EXERCISE DETAILS — Among the entries that follow, locate the line with "Clone this chart in Altair." and the line with "import pandas as pd". Output those lines and all lines in between, exactly, minus the pictures.

Raw records:
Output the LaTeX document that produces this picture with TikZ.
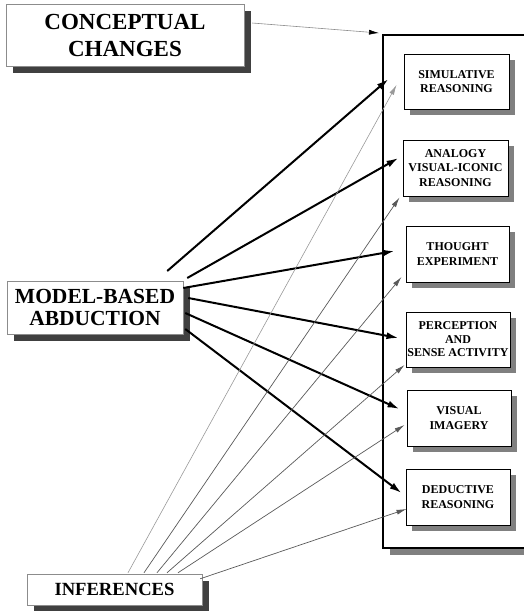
\documentclass[tikz,border=0pt]{standalone}
\usepackage{fontspec}
\setmainfont{Liberation Serif}
\usetikzlibrary{shadows,arrows.meta,calc}

\tikzset{
  outerbox/.style={draw=black!45, line width=0.5pt, fill=white, inner sep=0pt, align=center,
    drop shadow={shadow xshift=7pt, shadow yshift=-7pt, fill=black!75, opacity=1}},
  innerbox/.style={draw=black, line width=1pt, fill=white, inner sep=0pt, align=center,
    font=\bfseries\fontsize{12}{14.5}\selectfont,
    minimum width=104pt, minimum height=55pt,
    drop shadow={shadow xshift=6pt, shadow yshift=-6pt, fill=black!50, opacity=1}},
  frame/.style={draw=black, line width=2pt, fill=white, inner sep=0pt,
    drop shadow={shadow xshift=7pt, shadow yshift=-7pt, fill=black!50, opacity=1}},
  boldarrow/.style={line width=2pt, -{Latex[length=12pt,width=7pt]}},
  thinarrow/.style={line width=0.7pt, draw=black!65, -{Latex[length=10pt,width=5pt]}},
  faintarrow/.style={line width=0.6pt, draw=black!40, -{Latex[length=10pt,width=5pt]}},
  ccarrow/.style={line width=0.6pt, draw=black!45, -{Latex[length=10pt,width=5pt,black]}},
}

\begin{document}
\begin{tikzpicture}[x=1pt,y=-1pt]
\useasboundingbox (0,0) rectangle (524,611);

% enclosing frame of the reasoning modes
\node[frame, minimum width=157pt, minimum height=513pt] (frame) at (461.5,291.5) {};

% reasoning modes
\node[innerbox, minimum width=105pt] (sim) at (456.5,81.5) {SIMULATIVE\\REASONING};
\node[innerbox, minimum width=105pt, minimum height=56pt] (ana) at (455.5,168) {ANALOGY\\VISUAL-ICONIC\\REASONING};
\node[innerbox, minimum width=103pt, minimum height=56pt] (tho) at (457.5,254) {THOUGHT\\EXPERIMENT};
\node[innerbox, font=\bfseries\fontsize{12}{13.5}\selectfont] (per) at (458,339.5) {PERCEPTION\\AND\\SENSE ACTIVITY};
\node[innerbox, minimum height=56pt] (vis) at (459,418) {VISUAL\\IMAGERY};
\node[innerbox, minimum height=56pt] (ded) at (458,497) {DEDUCTIVE\\REASONING};

% source boxes
\node[outerbox, minimum width=238pt, minimum height=62pt,
      font=\bfseries\fontsize{23}{27}\selectfont] (cc) at (125,35) {CONCEPTUAL\\CHANGES};
\node[outerbox, minimum width=176pt, minimum height=53pt,
      font=\bfseries\fontsize{21.5}{22}\selectfont] (mba) at (95,307.5) {MODEL-BASED\\ABDUCTION};
\node[outerbox, minimum width=175pt, minimum height=31pt,
      font=\bfseries\fontsize{18.6}{20}\selectfont] (inf) at (114.5,589.5) {INFERENCES};

% arrow tips in the gap between the frame and the boxes
\coordinate (tsim) at ($(sim.west)+(-15,-2.5)$);
\coordinate (tana) at ($(ana.west)+(-4,-10)$);
\coordinate (ttho) at ($(tho.west)+(-11,-3)$);
\coordinate (tper) at ($(per.west)+(-7,-1.5)$);
\coordinate (tvis) at ($(vis.west)+(-7,-9)$);
\coordinate (tded) at ($(ded.west)+(-4,-4)$);

\coordinate (gsim) at ($(sim.west)+(-7,3.5)$);
\coordinate (gana) at ($(ana.south west)+(-3,1)$);
\coordinate (gtho) at ($(tho.west)+(-4,23)$);
\coordinate (gper) at ($(per.west)+(-1,25.5)$);
\coordinate (gvis) at ($(vis.west)+(-2,7)$);
\coordinate (gded) at ($(ded.west)+(1,12)$);

% conceptual changes feed the frame
\draw[ccarrow] ($(cc.east)+(8,-12)$) -- ($(frame.north west)+(-3,-1)$);

% model-based abduction
\draw[boldarrow] ($(mba.east)+(-16,-36.5)$) -- (tsim);
\draw[boldarrow] ($(mba.east)+(4,-29.5)$) -- (tana);
\draw[boldarrow] ($(mba.east)+(0,-19.5)$) -- (ttho);
\draw[boldarrow] ($(mba.east)+(5,-9.5)$) -- (tper);
\draw[boldarrow] ($(mba.east)+(2,5.5)$) -- (tvis);
\draw[boldarrow] ($(mba.east)+(2,21.5)$) -- (tded);

% inferences
\draw[faintarrow] ($(inf.north)+(13.5,-1)$) -- (gsim);
\draw[thinarrow] ($(inf.north)+(29.5,-1)$) -- (gana);
\draw[thinarrow] ($(inf.north)+(42.5,-1)$) -- (gtho);
\draw[thinarrow] ($(inf.north)+(52.5,-1)$) -- (gper);
\draw[thinarrow] ($(inf.north)+(63.5,-1)$) -- (gvis);
\draw[thinarrow] ($(inf.north east)+(-2,5)$) -- (gded);
\end{tikzpicture}
\end{document}
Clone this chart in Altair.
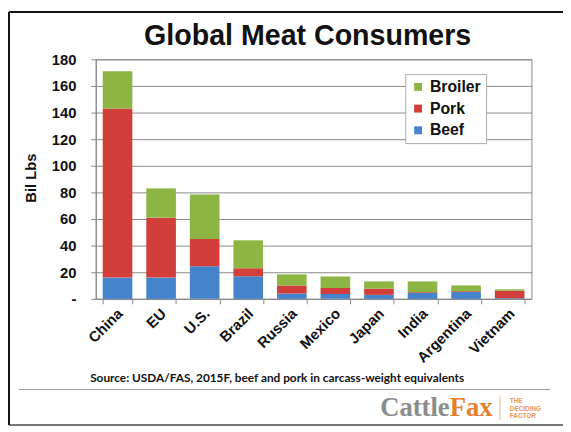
import altair as alt
import pandas as pd

countries = ['China', 'EU', 'U.S.', 'Brazil', 'Russia', 'Mexico', 'Japan', 'India', 'Argentina', 'Vietnam']
beef = [16, 16, 24.5, 17, 4, 3.7, 3, 4.4, 5.2, 0.5]
pork = [127, 45, 20.5, 6, 6, 4.4, 4.7, 0.6, 0.6, 5.7]
broiler = [28, 22, 33.5, 21, 8.4, 8.7, 5.4, 8.1, 4.3, 1.0]
series = ['Broiler', 'Pork', 'Beef']
colors = ['#8cb544', '#d23f3b', '#4584cb']
y_ticks = [0, 20, 40, 60, 80, 100, 120, 140, 160, 180]

rows = []
for i, c in enumerate(countries):
    rows.append({'country': c, 'type': 'Beef', 'ord': 0, 'value': beef[i]})
    rows.append({'country': c, 'type': 'Pork', 'ord': 1, 'value': pork[i]})
    rows.append({'country': c, 'type': 'Broiler', 'ord': 2, 'value': broiler[i]})
df = pd.DataFrame(rows)

FONT = 'Liberation Sans'

bars = alt.Chart(df).mark_bar().encode(
    x=alt.X('country:N', sort=countries,
            scale=alt.Scale(paddingInner=0.32, paddingOuter=0.16),
            axis=alt.Axis(title=None, labelAngle=-45, labelAlign='right', labelBaseline='middle',
                          labelFont=FONT, labelFontWeight='bold', labelFontSize=15, labelColor='#111',
                          labelPadding=7, labelOffset=2, tickBand='extent', tickSize=5, tickColor='#888',
                          domainColor='#888', grid=False)),
    y=alt.Y('value:Q', stack='zero',
            scale=alt.Scale(domain=[0, 180], nice=False),
            axis=alt.Axis(values=y_ticks, title='Bil Lbs', titleFont=FONT, titleFontSize=15,
                          titleFontWeight='bold', titleColor='#111', titleAngle=-90,
                          titleX=-66, titleY=120, titleAlign='center', titleBaseline='middle',
                          labelExpr="datum.value == 0 ? '-' : datum.label",
                          labelFont=FONT, labelFontWeight='bold', labelFontSize=15, labelColor='#111',
                          labelPadding=15, tickSize=5, tickColor='#888', domainColor='#888',
                          gridColor='#8a8a8a', gridWidth=1)),
    color=alt.Color('type:N', scale=alt.Scale(domain=series, range=colors),
                    legend=alt.Legend(title=None, orient='none', legendX=314, legendY=15,
                                      symbolType='square', symbolSize=64, symbolStrokeWidth=0,
                                      labelFont=FONT, labelFontWeight='bold', labelFontSize=16,
                                      labelColor='#111', strokeColor='#aaa', fillColor='white',
                                      padding=5, rowPadding=6, labelOffset=4)),
    order=alt.Order('ord:Q', sort='ascending'),
)

one = pd.DataFrame({'k': [0]})

title = alt.Chart(pd.DataFrame({'t': ['Global Meat Consumers']})).mark_text(
    font=FONT, fontWeight='bold', fontSize=29, color='#111', align='center', baseline='alphabetic'
).encode(text='t:N', x=alt.value(215), y=alt.value(-15))

source = alt.Chart(pd.DataFrame({'t': ['Source:  USDA/FAS, 2015F, beef and pork in carcass-weight equivalents']})).mark_text(
    font='Lato', fontWeight='bold', fontSize=12, color='#111', align='center', baseline='alphabetic'
).encode(text='t:N', x=alt.value(184), y=alt.value(327))

cattle = alt.Chart(pd.DataFrame({'t': ['Cattle']})).mark_text(
    font='Liberation Serif', fontWeight='bold', fontSize=27, color='#8c8c8c', align='right', baseline='alphabetic'
).encode(text='t:N', x=alt.value(359), y=alt.value(362))

fax = alt.Chart(pd.DataFrame({'t': ['Fax']})).mark_text(
    font='Liberation Serif', fontWeight='bold', fontSize=27, color='#e57f2c', align='left', baseline='alphabetic'
).encode(text='t:N', x=alt.value(359), y=alt.value(362))

tag = alt.Chart(pd.DataFrame({'t': ['THE', 'DECIDING', 'FACTOR'], 'yy': [349, 357, 364]})).mark_text(
    font=FONT, fontWeight='bold', fontSize=6.5, color='#e8955a', align='left', baseline='alphabetic'
).encode(text='t:N', x=alt.value(420), y=alt.Y('yy:Q', scale=None))

sep = alt.Chart(one).mark_rule(color='#e8b890', strokeWidth=1).encode(
    x=alt.value(410), y=alt.value(342), y2=alt.value(366))

src_line = alt.Chart(one).mark_rule(color='#999', strokeWidth=1).encode(
    x=alt.value(-78), x2=alt.value(461), y=alt.value(335))

bottom_line = alt.Chart(one).mark_rule(color='#777', strokeWidth=2).encode(
    x=alt.value(-88), x2=alt.value(474), y=alt.value(371))

left_line = alt.Chart(one).mark_rule(color='#111', strokeWidth=2).encode(
    x=alt.value(-88), y=alt.value(-48), y2=alt.value(371))

top_line = alt.Chart(one).mark_rule(color='#111', strokeWidth=2).encode(
    x=alt.value(-88), x2=alt.value(474), y=alt.value(-48))

chart = alt.layer(
    bars, title, source, cattle, fax, tag, sep, src_line, bottom_line, left_line, top_line
).resolve_scale(y='independent').properties(
    width=442, height=243,
    padding={'left': 89, 'top': 49, 'right': 32, 'bottom': 132},
    autosize=alt.AutoSizeParams(type='none'),
    background='white'
).configure_view(stroke='#888', strokeWidth=1)

chart.save('out.html', embed_options={'renderer': 'svg', 'actions': False})
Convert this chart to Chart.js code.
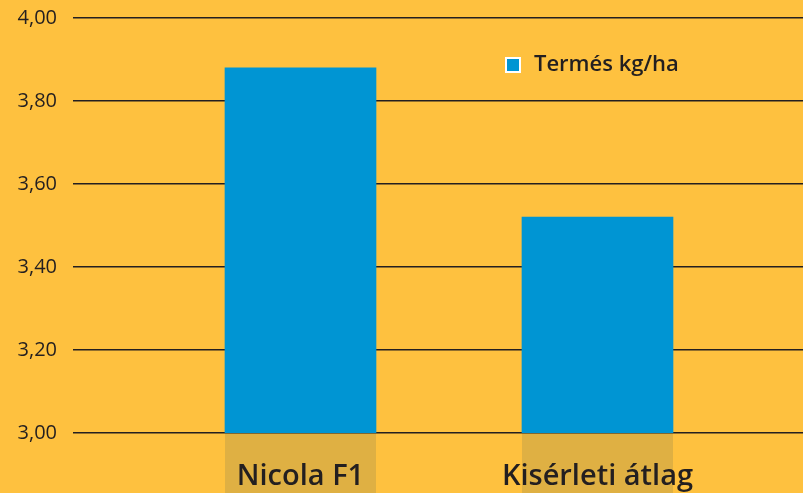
<!DOCTYPE html>
<html>
<head>
<meta charset="utf-8">
<script src="https://cdn.jsdelivr.net/npm/chart.js@4"></script>
<style>
  body { margin: 0; background: #fec13f; }
  #wrap { width: 803px; height: 493px; }
</style>
</head>
<body>
<div id="wrap"><canvas id="chart1" width="803" height="493"></canvas></div>
<script>
var categories = ["Nicola F1", "Kisérleti átlag"];
var yieldValues = [3.88, 3.52];
var seriesLabel = "Termés kg/ha";
var yTicks = [3.0, 3.2, 3.4, 3.6, 3.8, 4.0];

var bg = "#fec13f";
var blue = "#0095d3";
var ink = "#231f20";

// background, tan strip under each bar, and the floating legend
var decor = {
  id: "decor",
  beforeDraw: function (chart) {
    var ctx = chart.ctx;
    ctx.save();
    ctx.fillStyle = bg;
    ctx.fillRect(0, 0, chart.width, chart.height);
    var meta = chart.getDatasetMeta(0);
    ctx.fillStyle = "#dfb043";
    meta.data.forEach(function (bar) {
      ctx.fillRect(bar.x - bar.width / 2, chart.chartArea.bottom, bar.width, chart.height - chart.chartArea.bottom);
    });
    ctx.restore();
  },
  afterDraw: function (chart) {
    var ctx = chart.ctx;
    ctx.save();
    ctx.fillStyle = "#ffffff";
    ctx.fillRect(505, 57, 16, 16);
    ctx.fillStyle = blue;
    ctx.fillRect(507, 59, 12, 12);
    ctx.fillStyle = ink;
    ctx.font = "600 22px 'Open Sans'";
    ctx.textBaseline = "middle";
    ctx.fillText(chart.data.datasets[0].label, 534, 65);
    ctx.restore();
  }
};

var ctx = document.getElementById("chart1");
var myChart = new Chart(ctx, {
  type: "bar",
  data: {
    datasets: [
      {
        label: seriesLabel,
        data: yieldValues.map(function (v, i) {
          return { x: i, y: v };
        }),
        backgroundColor: blue,
        borderWidth: 0,
        barThickness: 151,
      },
    ],
  },
  options: {
    responsive: false,
    animation: false,
    layout: { padding: { top: 18, right: 0, left: 0, bottom: 0 } },
    plugins: {
      legend: { display: false },
      tooltip: { enabled: false },
    },
    scales: {
      x: {
        type: "linear",
        offset: false,
        bounds: "data",
        min: -0.766,
        max: 1.692,
        afterBuildTicks: function (scale) {
          scale.ticks = categories.map(function (c, i) {
            return { value: i };
          });
        },
        afterFit: function (scale) {
          scale.height = 60;
          scale.paddingLeft = 0;
          scale.paddingRight = 0;
        },
        grid: { display: false, drawTicks: false, offset: false },
        border: { display: false },
        ticks: {
          padding: 26,
          color: ink,
          font: { family: "'Open Sans'", size: 29, weight: "600" },
          callback: function (v) {
            return categories[v];
          },
        },
      },
      y: {
        min: 3.0,
        max: 4.0,
        afterBuildTicks: function (scale) {
          scale.ticks = yTicks.map(function (v) {
            return { value: v };
          });
        },
        afterFit: function (scale) {
          scale.width = 73;
          scale.paddingTop = 0;
          scale.paddingBottom = 0;
        },
        grid: { color: ink, lineWidth: 1.5, drawTicks: false },
        border: { display: false },
        ticks: {
          padding: 16,
          color: ink,
          font: { family: "'Open Sans'", size: 20, weight: "500" },
          callback: function (v) {
            return v.toFixed(2).replace(".", ",");
          },
        },
      },
    },
  },
  plugins: [decor],
});
</script>
</body>
</html>
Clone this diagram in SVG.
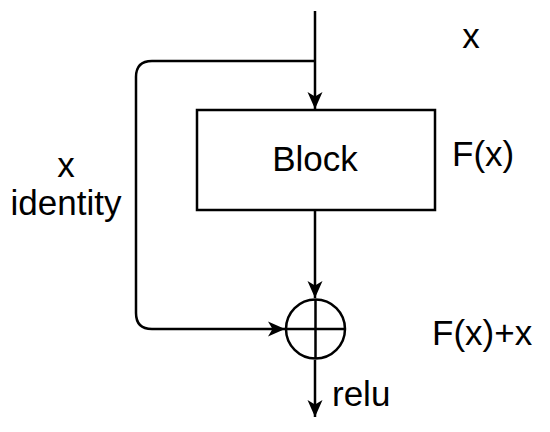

OUTPUT OF THE EXERCISE —
Clone this chart in Altair.
import altair as alt
import pandas as pd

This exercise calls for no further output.